В Чуковском столько непринужденности, легкости, что трудно поверить, какой аскет, какой ригорист, какой, говоря словами Пастернака, «дьявол недетской дисциплины» скрывается под веселой личиной «дедушки Корнея». «Конечно, — пишет он о своих сказках, — писал я стихи инстинктивно, без оглядки на какие бы то ни было правила. Но в подсознании моем эти правила существовали всегда. Они были подсказаны мне той самой детворой, и я считал их тогда непререкаемыми и верил, что они универсальны, то есть обязательны для всякого автора, пытающегося писать для детей».
«Милая домашность!» — сказал о нем Ю. Буртин в статье «Очарование свободы». И вдруг непререкаемые правила, универсальные, обязательные для всякого! Оказывается, «когда мы пишем, мы воображаем себя на эстраде перед множеством юных слушателей», хотя эти стихи «можно читать и детям-одиночкам, но их композиция, их ритмы и образы организованы так, чтобы их могли без труда воспринимать многочисленные аудитории ребят… Они должны быть созданы для чтения вслух перед большими коллективами детей». Уф! Мысль об эстраде в трепетный миг творчества! Коллективы! Организация! И эти «должны», этот перст указующий! И всюду железные заповеди, тщательно сформулированные и педантично пронумерованные.
Только и слышишь: «Воспитателям нельзя не воспользоваться этим „стиховым периодом“», «необходимо со всей серьезностью обсудить, каким образом должны мы ответить на жизненно важные запросы ребенка, какую форму должны мы придать создаваемым нами произведениям, каких художественных методов должны мы придерживаться». Мало ему регламентировать свою работу и держать под контролем железных правил даже подсознание. Он еще намерен (с помощью резолюции, что ли?) после серьезного обсуждения обязать всех детских поэтов писать лишь по таким-то правилам и никак не иначе. Да-да, этот литературный деспот так и говорит: «Ребенок настоятельно требует от нас таких-то и таких-то стихов, оформленных так-то и так-то, и знать не желает других». А поэтов, радостно подражавших его свободе, он в конце жизни собирался отблагодарить статьей под язвительным названием «Штучки-мучки».

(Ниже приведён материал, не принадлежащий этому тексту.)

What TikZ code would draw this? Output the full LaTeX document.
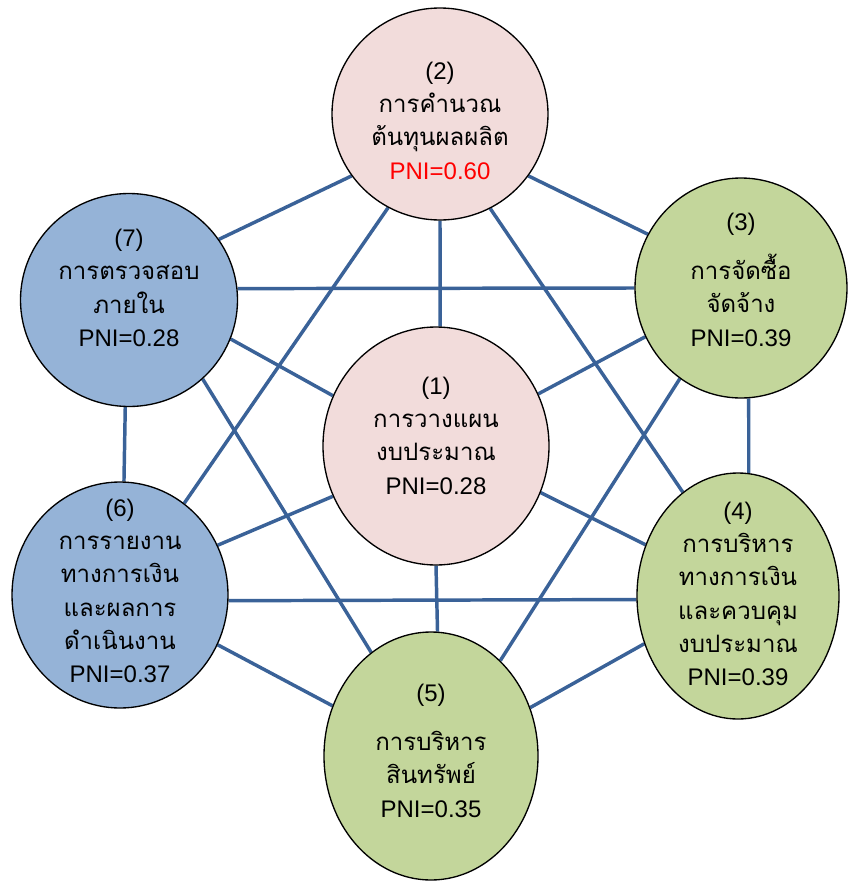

В жизни не встречал я человека, от которого так сильно исходило бы то, что Ю. Буртин называет «очарованием свободы», но и не было писателя, более жестко регламентировавшего свою жизнь, чем Корней Иванович. Не пить, не курить, вставать в пять утра, ложиться в девять вечера, выполнять точно в срок все обещания, отвечать на все письма, никогда не хвалить в печати и с трибуны то, что не нравится, и не ругать то, что нравится, не играть в карты, в домино, не ходить в гости и не принимать гостей, а либо работать на людях, либо устраивать за домашним столом литературные вечера, — словом, если составить свод всех правил, какие навязал себе Чуковский, то выйдет целый том, не уступающий своду законов.